## Your task
Pictures excluded, return the lines below from the first through the line holding "import * as".

·····

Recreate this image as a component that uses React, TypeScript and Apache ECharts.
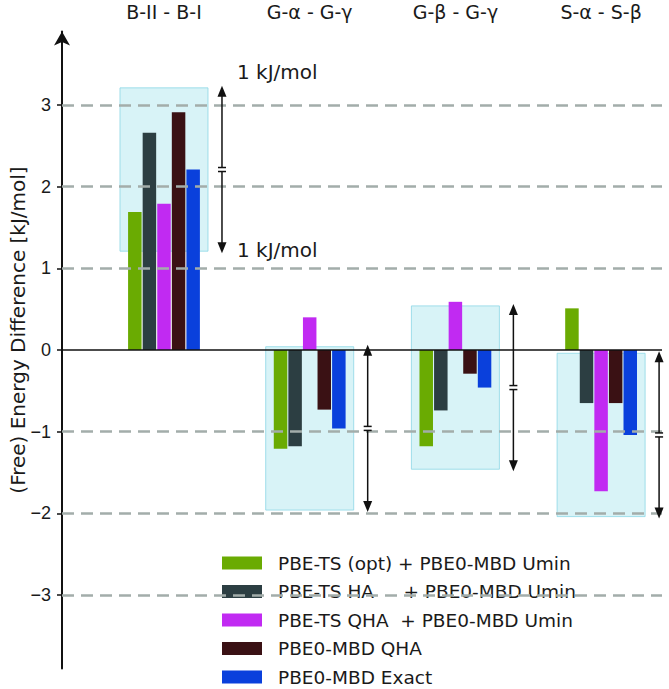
import React, { useEffect, useRef } from "react";
import * as echarts from "echarts";

const categories = ["B-II - B-I", "G-α - G-γ", "G-β - G-γ", "S-α - S-β"];
const seriesNames = [
  "PBE-TS (opt) + PBE0-MBD Umin",
  "PBE-TS HA     + PBE0-MBD Umin",
  "PBE-TS QHA  + PBE0-MBD Umin",
  "PBE0-MBD QHA",
  "PBE0-MBD Exact",
];
const optUmin = [1.69, -1.21, -1.18, 0.51];
const haUmin = [2.66, -1.18, -0.74, -0.65];
const qhaUmin = [1.79, 0.4, 0.59, -1.73];
const mbdQha = [2.91, -0.73, -0.29, -0.65];
const mbdExact = [2.21, -0.96, -0.46, -1.04];
const seriesValues = [optUmin, haUmin, qhaUmin, mbdQha, mbdExact];
const seriesColors = ["#6aab02", "#2c3e42", "#c12af2", "#3a1114", "#0a40dc"];
const yTicks = [-3, -2, -1, 0, 1, 2, 3];
const gridLineValues = [-3, -2, -1, 1, 2, 3];
const errorRange = 1; // kJ/mol
const rangeLabel = "1 kJ/mol";

const FONT = "DejaVu Sans, Verdana, sans-serif";
const TICK_FONT = "Liberation Sans, Arial, sans-serif";

export default function App() {
  const ref = useRef<HTMLDivElement>(null);
  useEffect(() => {
    document.body.style.margin = "0";
    if (!ref.current) return;
    const chart = echarts.init(ref.current, undefined, { renderer: "svg" });

    const barSeries = seriesValues.map((vals, s) => ({
      type: "bar",
      name: seriesNames[s],
      data: vals.map((v, i) => [i, v]),
      barWidth: 13.5,
      barGap: "8%",
      z: 3,
      itemStyle: { color: seriesColors[s] },
    }));

    const option: any = {
      animation: false,
      grid: { left: 62, right: 7, top: 31.5, bottom: 20.5 },
      xAxis: {
        type: "value",
        position: "top",
        min: -0.7,
        max: 3.418,
        axisLine: { show: false, onZero: false },
        axisTick: { show: false },
        splitLine: { show: false },
        axisLabel: {
          customValues: [0, 1, 2, 3],
          formatter: (v: number) => categories[Math.round(v)] ?? "",
          fontSize: 19,
          fontFamily: FONT,
          color: "#1a1a1a",
          margin: 10,
        },
      },
      yAxis: {
        type: "value",
        min: -3.9,
        max: 3.9,
        axisLine: {
          show: true,
          onZero: false,
          symbol: ["none", "arrow"],
          symbolSize: [12, 14],
          lineStyle: { color: "#111", width: 2 },
        },
        axisTick: {
          show: true,
          customValues: yTicks,
          length: 5,
          lineStyle: { color: "#111", width: 1.5 },
        },
        axisLabel: {
          customValues: yTicks,
          formatter: (v: number) => (v < 0 ? "\u2212" + Math.abs(v) : String(v)),
          fontSize: 18,
          fontFamily: TICK_FONT,
          color: "#1a1a1a",
          margin: 11,
        },
        splitLine: { show: false },
      },
      legend: {
        data: seriesNames,
        orient: "vertical",
        left: 222,
        top: 553,
        padding: 0,
        itemWidth: 40,
        itemHeight: 13,
        itemGap: 8.5,
        icon: "rect",
        selectedMode: false,
        textStyle: {
          fontSize: 18.5,
          fontFamily: FONT,
          color: "#1a1a1a",
          lineHeight: 20,
          padding: [0, 0, 0, 11],
        },
      },
      graphic: [
        {
          type: "text",
          x: 18,
          y: 330,
          rotation: Math.PI / 2,
          style: {
            text: "(Free) Energy Difference [kJ/mol]",
            font: "20px DejaVu Sans",
            fill: "#1a1a1a",
            textAlign: "center",
            textVerticalAlign: "middle",
          },
        },
      ],
      series: [
        {
          type: "custom",
          name: "range-box",
          z: 1,
          silent: true,
          data: mbdExact.map((v, i) => [i, v]),
          encode: { x: 0, y: 1 },
          renderItem: (params: any, api: any) => {
            const i = api.value(0);
            const v = api.value(1);
            const unit = api.size([1, 0])[0];
            const hw = unit * 0.302;
            const p1 = api.coord([i, v + errorRange]);
            const p2 = api.coord([i, v - errorRange]);
            return {
              type: "rect",
              shape: { x: p1[0] - hw, y: p1[1], width: 2 * hw, height: p2[1] - p1[1] },
              style: { fill: "rgba(168,228,238,0.45)", stroke: "rgba(140,215,230,0.8)", lineWidth: 1 },
            };
          },
          markLine: {
            silent: true,
            symbol: "none",
            label: { show: false },
            lineStyle: { color: "#a3adaa", width: 2.5, type: [12, 7] },
            data: gridLineValues.map((v) => ({ yAxis: v })),
          },
        },
        ...barSeries,
        {
          type: "custom",
          name: "range-arrow",
          z: 5,
          silent: true,
          data: mbdExact.map((v, i) => [i, v]),
          encode: { x: 0, y: 1 },
          renderItem: (params: any, api: any) => {
            const i = api.value(0);
            const v = api.value(1);
            const unit = api.size([1, 0])[0];
            const c = api.coord([i, v]);
            const ax = c[0] + unit * 0.398;
            const topY = api.coord([i, v + errorRange])[1] - 2;
            const botY = api.coord([i, v - errorRange])[1] + 2;
            const midY = c[1];
            const lineStyle = { stroke: "#111", lineWidth: 1.5 };
            const children: any[] = [
              { type: "line", shape: { x1: ax, y1: topY + 8, x2: ax, y2: midY - 2 }, style: lineStyle },
              { type: "line", shape: { x1: ax, y1: midY + 2, x2: ax, y2: botY - 8 }, style: lineStyle },
              { type: "line", shape: { x1: ax - 4, y1: midY - 2, x2: ax + 4, y2: midY - 2 }, style: lineStyle },
              { type: "line", shape: { x1: ax - 4, y1: midY + 2, x2: ax + 4, y2: midY + 2 }, style: lineStyle },
              {
                type: "polygon",
                shape: { points: [[ax, topY], [ax - 4.5, topY + 11], [ax + 4.5, topY + 11]] },
                style: { fill: "#111" },
              },
              {
                type: "polygon",
                shape: { points: [[ax, botY], [ax - 4.5, botY - 11], [ax + 4.5, botY - 11]] },
                style: { fill: "#111" },
              },
            ];
            if (params.dataIndex === 0) {
              children.push(
                {
                  type: "text",
                  x: ax + 15,
                  y: topY - 14,
                  style: { text: rangeLabel, font: "20px DejaVu Sans", fill: "#1a1a1a", textVerticalAlign: "middle" },
                },
                {
                  type: "text",
                  x: ax + 15,
                  y: botY - 3,
                  style: { text: rangeLabel, font: "20px DejaVu Sans", fill: "#1a1a1a", textVerticalAlign: "middle" },
                }
              );
            }
            return { type: "group", children };
          },
          markLine: {
            silent: true,
            symbol: "none",
            label: { show: false },
            lineStyle: { color: "#111", width: 1.5, type: "solid" },
            data: [{ yAxis: 0 }],
          },
        },
      ],
    };
    chart.setOption(option);
    return () => chart.dispose();
  }, []);
  return <div ref={ref} style={{ width: 669, height: 689 }} />;
}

·····

## Exercise response
Recreate this image as a component that uses React, TypeScript and Apache ECharts.
import React, { useEffect, useRef } from "react";
import * as echarts from "echarts";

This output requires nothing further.